Untuk itu, kata Teten, petani membutuhkan dukungan, tidak hanya dari segi pembiayaan tapi juga terciptanya ekosistem yang pada akhirnya memberikan jaminan akses pembiayaan bagi petani.
Teten lalu mencontohkan sistem di India, di mana tengkulak menjadi organisasi yang diizinkan pemerintah sebagai bagian dari mekanisme rantai pasok pertanian. Berbeda dengan di Indonesia, tengkulak membeli produk petani yang justru menekan petani.
“Tengkulak di India diberi kewenangan untuk membeli 100% produk petani anggotanya dan bisa mengakses pembiayaan perbankan 3%. Kalau misalnya Bulog bisa jadi off taker yang bisa membeli produksi petani, akan menciptakan satu ekosistem, sehingga bank tidak takut lagi memberi pembiayaan kepada petani kecil,” ujarnya.

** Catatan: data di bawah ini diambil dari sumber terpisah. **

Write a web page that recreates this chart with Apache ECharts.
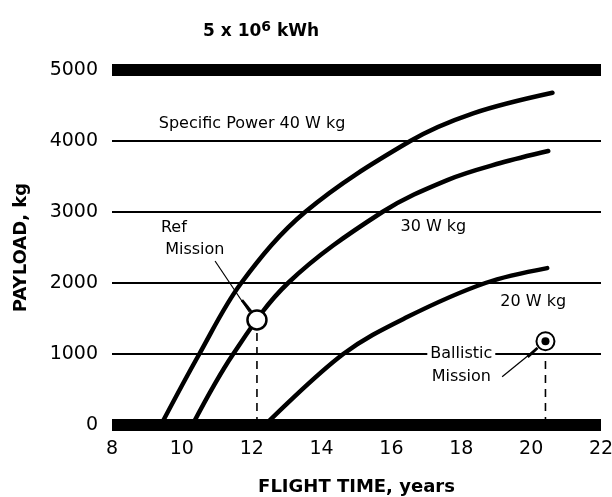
<!DOCTYPE html>
<html>
<head>
<meta charset="utf-8">
<script src="https://cdn.jsdelivr.net/npm/echarts@6/dist/echarts.min.js"></script>
<style>
  html, body { margin: 0; padding: 0; background: #fff; }
  #chart { width: 612px; height: 497px; }
</style>
</head>
<body>
<div id="chart"></div>
<script>
/* payload vs flight time, 5 x 10^6 kWh */
const xTicks = [8, 10, 12, 14, 16, 18, 20, 22];
const yTicks = [0, 1000, 2000, 3000, 4000, 5000];

// curves, [flight time, payload]
const power40 = [[9.4, 0], [10.5, 1000], [11.7, 2000], [13.53, 3000], [16.54, 4000], [18.34, 4390], [20.61, 4680]];
const power30 = [[10.3, 0], [11.47, 1000], [13.04, 2000], [15.74, 3000], [17.6, 3450], [19.12, 3690], [20.49, 3860]];
const power20 = [[12.38, 0], [14.62, 1000], [16.45, 1520], [18.69, 2000], [20.46, 2210]];

const refMission = [12.15, 1480];
const ballisticMission = [20.41, 1180];
const refDrop = [[12.15, 0], [12.15, 1350]];
const ballisticDrop = [[20.41, 0], [20.41, 980]];
const refLeader = [[10.95, 2310], [11.93, 1592]];
const refLeaderTip = [[11.72, 1760], [11.98, 1600]];
const ballisticLeader = [[19.17, 680], [20.18, 1085]];
const ballisticLeaderTip = [[19.9, 960], [20.18, 1085]];

// annotation texts anchored in data units
const notes = [
  { name: 'Specific Power 40 W kg', value: [12.01, 4240] },
  { name: '30 W kg', value: [17.2, 2790] },
  { name: '20 W kg', value: [20.06, 1730] },
  { name: 'Ref', value: [9.77, 2770] },
  { name: 'Mission', value: [10.37, 2460] },
  { name: 'Ballistic', value: [18.0, 1000] },
  { name: 'Mission', value: [18.0, 680] }
];

const FONT = 'DejaVu Sans';

function curve(data) {
  return {
    type: 'line', data: data, smooth: 0.35,
    symbol: 'none', silent: true,
    lineStyle: { color: '#000', width: 4.5, cap: 'round' }, z: 3
  };
}

function thin(data, dashed, width) {
  return {
    type: 'line', data: data, symbol: 'none', silent: true,
    lineStyle: { color: '#000', width: width || 1.3, type: dashed ? [8, 6] : 'solid' }, z: 2
  };
}

const chart = echarts.init(document.getElementById('chart'), null, { renderer: 'canvas' });

chart.setOption({
  animation: false,
  backgroundColor: '#fff',
  title: {
    text: '{a|5 x 10}{s|6}{a| kWh}',
    left: 198, top: 15,
    textStyle: {
      rich: {
        a: { fontFamily: FONT, fontSize: 17, fontWeight: 'bold', color: '#000' },
        s: { fontFamily: FONT, fontSize: 14, fontWeight: 'bold', color: '#000', verticalAlign: 'top', padding: [0, 0, 10, 0] }
      }
    }
  },
  grid: { left: 112, right: 11, top: 70, bottom: 72, outerBoundsMode: 'none' },
  xAxis: {
    type: 'value', min: 8, max: 22, interval: 2,
    name: 'FLIGHT TIME, years', nameLocation: 'middle', nameGap: 53,
    nameTextStyle: { fontFamily: FONT, fontSize: 18, fontWeight: 'bold', color: '#000' },
    axisLine: { show: false }, axisTick: { show: false }, splitLine: { show: false },
    axisLabel: { fontFamily: FONT, fontSize: 19, color: '#000', margin: 15 }
  },
  yAxis: {
    type: 'value', min: 0, max: 5000, interval: 1000,
    name: 'PAYLOAD, kg', nameLocation: 'middle', nameGap: 82, nameRotate: 90,
    nameTextStyle: { fontFamily: FONT, fontSize: 18, fontWeight: 'bold', color: '#000' },
    axisLine: { show: false }, axisTick: { show: false },
    splitLine: { lineStyle: { color: '#000', width: 2 } },
    axisLabel: { fontFamily: FONT, fontSize: 19, color: '#000', margin: 14, formatter: v => String(v) }
  },
  series: [
    {
      type: 'line', data: [], silent: true,
      markLine: {
        silent: true, symbol: 'none', label: { show: false },
        lineStyle: { color: '#000', width: 12, type: 'solid' },
        data: [{ yAxis: yTicks[0] }, { yAxis: yTicks[yTicks.length - 1] }]
      }
    },
    curve(power40),
    curve(power30),
    curve(power20),
    thin(refDrop, true, 1.6),
    thin(ballisticDrop, true, 1.6),
    thin(refLeader, false, 1.2),
    thin(refLeaderTip, false, 2.8),
    thin(ballisticLeader, false, 1.2),
    thin(ballisticLeaderTip, false, 2.8),
    {
      type: 'scatter', data: [refMission], symbol: 'circle', symbolSize: 19, silent: true,
      itemStyle: { color: '#fff', borderColor: '#000', borderWidth: 2.5, opacity: 1 }, z: 5
    },
    {
      type: 'scatter', data: [ballisticMission], symbol: 'circle', symbolSize: 18, silent: true,
      itemStyle: { color: '#fff', borderColor: '#000', borderWidth: 2, opacity: 1 }, z: 5
    },
    {
      type: 'scatter', data: [ballisticMission], symbol: 'circle', symbolSize: 8, silent: true,
      itemStyle: { color: '#000', opacity: 1 }, z: 6
    },
    {
      type: 'scatter', data: notes, symbolSize: 0, silent: true, z: 7,
      itemStyle: { opacity: 1 },
      label: {
        show: true, position: 'inside', formatter: '{b}',
        fontFamily: FONT, fontSize: 16, color: '#000',
        backgroundColor: '#fff', padding: [0, 3]
      }
    }
  ]
});
</script>
</body>
</html>
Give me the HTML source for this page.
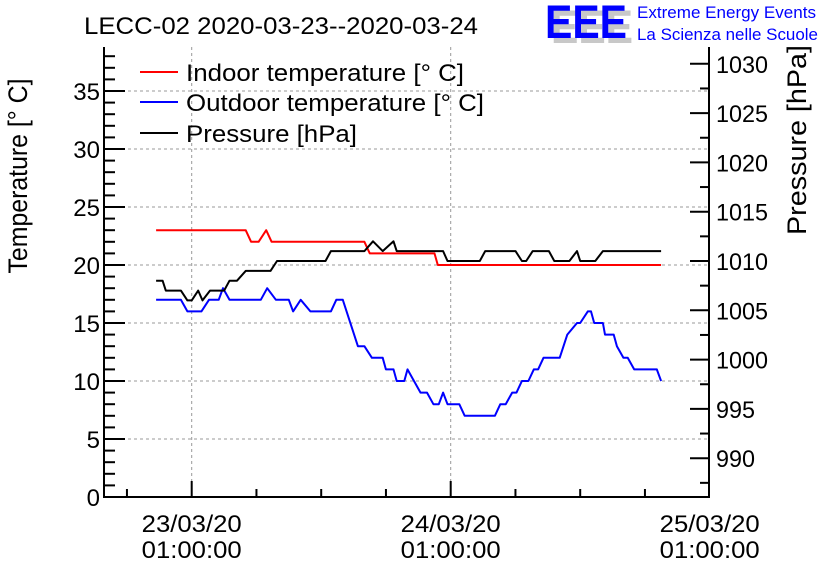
<!DOCTYPE html>
<html><head><meta charset="utf-8"><style>
html,body{margin:0;padding:0;background:#fff;}
svg{display:block;font-family:"Liberation Sans",Arial,sans-serif;}
</style></head><body>
<svg id="chart" width="836" height="572" viewBox="0 0 836 572" xmlns="http://www.w3.org/2000/svg">
<rect width="836" height="572" fill="#fff"/>
<text x="84" y="34" font-size="24" textLength="394" lengthAdjust="spacingAndGlyphs">LECC-02 2020-03-23--2020-03-24</text>
<g>
<text x="551" y="43" font-size="47" font-weight="bold" fill="#c8c8c8" textLength="82" lengthAdjust="spacingAndGlyphs">EEE</text>
<text x="545" y="38" font-size="47" font-weight="bold" fill="#0000ff" textLength="82" lengthAdjust="spacingAndGlyphs">EEE</text>
<text x="637" y="18" font-size="17" fill="#0000ff" textLength="179" lengthAdjust="spacingAndGlyphs">Extreme Energy Events</text>
<text x="637" y="40" font-size="17" fill="#0000ff" textLength="181" lengthAdjust="spacingAndGlyphs">La Scienza nelle Scuole</text>
</g>
<g id="grid"></g>
<g id="series"></g>
<g id="axes"></g>
<text transform="translate(27,176) rotate(-90)" text-anchor="middle" font-size="27" textLength="195" lengthAdjust="spacingAndGlyphs">Temperature [° C]</text>
<text transform="translate(806,140) rotate(-90)" text-anchor="middle" font-size="27" textLength="190" lengthAdjust="spacingAndGlyphs">Pressure [hPa]</text>
<g>
<line x1="140" y1="72" x2="178" y2="72" stroke="#ff0000" stroke-width="2"/>
<text x="186" y="81" font-size="24" textLength="278" lengthAdjust="spacingAndGlyphs">Indoor temperature [° C]</text>
<line x1="140" y1="102" x2="178" y2="102" stroke="#0000ff" stroke-width="2"/>
<text x="186" y="111" font-size="24" textLength="298" lengthAdjust="spacingAndGlyphs">Outdoor temperature [° C]</text>
<line x1="140" y1="133" x2="178" y2="133" stroke="#000" stroke-width="2"/>
<text x="186" y="142" font-size="24" textLength="171" lengthAdjust="spacingAndGlyphs">Pressure [hPa]</text>
</g>
</svg>
<script>
// hours relative to 23/03/20 01:00:00
const indoorHours = [-3.3,5.0,5.5,6.2,6.9,7.4,16.0,16.5,22.5,22.8,43.5];
const indoorTemp  = [23,23,22,22,23,22,22,21,21,20,20];
const pressureHours = [-3.3,-2.7,-2.4,-1.0,-0.4,0.0,0.6,1.0,1.7,3.0,3.5,4.2,5.0,7.3,7.9,12.4,12.9,16.0,16.8,17.7,18.7,19.0,23.3,23.7,26.7,27.2,30.0,30.6,31.0,31.6,33.1,33.6,35.0,35.7,36.0,37.4,38.1,43.5];
const pressureVal = [1008,1008,1007,1007,1006,1006,1007,1006,1007,1007,1008,1008,1009,1009,1010,1010,1011,1011,1012,1011,1012,1011,1011,1010,1010,1011,1011,1010,1010,1011,1011,1010,1010,1011,1010,1010,1011,1011];
const outdoorHours = [-3.3,-1.0,-0.4,0.9,1.6,2.5,2.9,3.5,6.4,7.0,7.8,9.0,9.4,10.1,11.0,12.9,13.4,14.0,15.4,16.0,16.7,17.7,18.0,18.7,19.0,19.7,20.0,21.2,21.8,22.4,22.9,23.3,23.7,24.8,25.3,28.1,28.6,29.1,29.7,30.1,30.6,31.2,31.7,32.1,32.6,34.1,34.8,35.7,36.0,36.7,37.0,37.3,38.1,38.3,39.1,39.4,40.0,40.4,41.0,43.1,43.5];
const outdoorTemp = [17,17,16,16,17,17,18,17,17,18,17,17,16,17,16,16,17,17,13,13,12,12,11,11,10,10,11,9,9,8,8,9,8,8,7,7,8,8,9,9,10,10,11,11,12,12,14,15,15,16,16,15,15,14,14,13,12,12,11,11,10];
const tempTicks = [0,5,10,15,20,25,30,35];
const pressTicks = [990,995,1000,1005,1010,1015,1020,1025,1030];
const dateLabels = ["23/03/20","24/03/20","25/03/20"];
const dateHours = [0,24,48];

const L=104,R=709,T=47,B=497;
const X0=191.7, PXH=259/24;
const xS=h=>X0+h*PXH;
const yT=v=>B-v*11.6;
const yP=p=>261-(p-1010)*9.86;
const NS="http://www.w3.org/2000/svg";
function mk(tag,attrs,parent,text){const e=document.createElementNS(NS,tag);for(const k in attrs)e.setAttribute(k,attrs[k]);if(text!==undefined)e.textContent=text;parent.appendChild(e);return e;}
const grid=document.getElementById('grid'),axes=document.getElementById('axes'),series=document.getElementById('series');
tempTicks.forEach(v=>{if(v>0){const l=mk('line',{x1:L,x2:R,y1:yT(v),y2:yT(v),stroke:'#999','stroke-dasharray':'3,3','stroke-width':1},grid);

}});
dateHours.forEach(h=>{const x=xS(h);if(x<R-2){const l=mk('line',{x1:x,x2:x,y1:T,y2:B,stroke:'#999','stroke-dasharray':'3,3','stroke-width':1},grid);

}});
function poly(hs,vs,yf,color,name){const pts=hs.map((h,i)=>xS(h).toFixed(1)+','+yf(vs[i]).toFixed(1)).join(' ');
const p=mk('polyline',{points:pts,fill:'none',stroke:color,'stroke-width':2,'stroke-linejoin':'round'},series);

}
poly(indoorHours,indoorTemp,yT,'#ff0000','indoor-temperature-line');
poly(outdoorHours,outdoorTemp,yT,'#0000ff','outdoor-temperature-line');
poly(pressureHours,pressureVal,yP,'#000000','pressure-line');
const fr=mk('path',{d:`M${L},${T}V${B}H${R}V${T}`,fill:'none',stroke:'#000','stroke-width':2},axes);


for(let v=0;v<=38;v++){const y=yT(v);const len=v%5===0?21:11;const l=mk('line',{x1:L,x2:L+len,y1:y,y2:y,stroke:'#000','stroke-width':2},axes);

}
tempTicks.forEach(v=>{const t=mk('text',{x:L-4,y:yT(v)+9,'text-anchor':'end','font-size':24},axes,String(v));

});
for(let p=987.5;p<=1031;p+=2.5){const y=yP(p);const len=(p%5===0)?19:9;const l=mk('line',{x1:R-len,x2:R,y1:y,y2:y,stroke:'#000','stroke-width':2},axes);

}
pressTicks.forEach(p=>{const t=mk('text',{x:R+7,y:yP(p)+9,'font-size':24,textLength:52,lengthAdjust:'spacingAndGlyphs'},axes,String(p));
if(String(p).length===3)t.setAttribute('textLength','39');

});
for(let h=-6;h<=48;h+=6){const x=xS(h);if(x<L||x>R)continue;const len=h%24===0?16:8;const l=mk('line',{x1:x,x2:x,y1:B-len,y2:B,stroke:'#000','stroke-width':2},axes);

}
dateLabels.forEach((d,i)=>{const x=xS(dateHours[i]);
const t1=mk('text',{x:x-50,y:532,'font-size':24,textLength:100,lengthAdjust:'spacingAndGlyphs'},axes,d);


const t2=mk('text',{x:x-50,y:558,'font-size':24,textLength:100,lengthAdjust:'spacingAndGlyphs'},axes,'01:00:00');

});
</script>
</body></html>
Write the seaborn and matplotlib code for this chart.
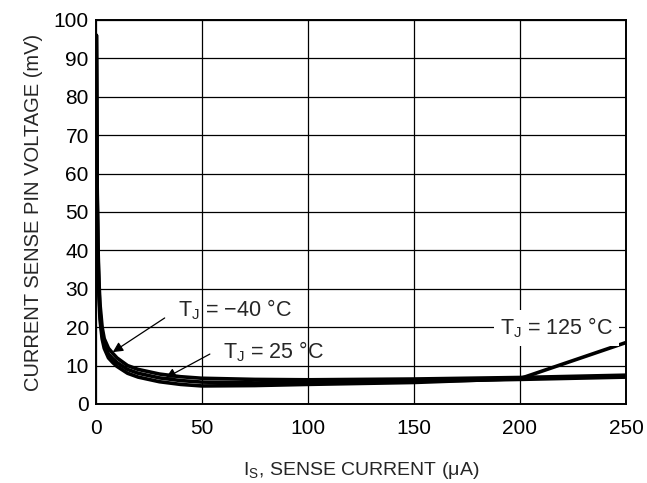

Kemenkop UKM, tuturnya, telah mengembangkan percontohan di Ciwidey, terhadap sekitar 1.200 petani yang telah memasok 8 ton sayur ke ritel modern seperti Superindo. Bahkan, menurut Teten, karena hasil produksi petani itu bagus, permintaan pasokan sayuran kini dinaikkan menjadi 80-an ton per hari.
“Tadinya, tidak ada yang mau membiayai petani. Tetapi, ketika kami suntik dana bergulir koperasi, koperasi membeli tunai dari petani, kemudian ini ke pasar. Ini berarti NPL-nya tidak ada,” paparnya.
“Maksud saya, ekosistem seperti ini yang perlu kita bangun. Yang tadinya dibeli tengkulak, sekarang dibeli koperasi. Dengan begitu, produksi petani itu, panennya dan volumenya sesuai permintaan pasar. Jadi tidak mungkin ada produksi petani yang tidak dibeli. Apakah Bulog bisa?” sebut Teten.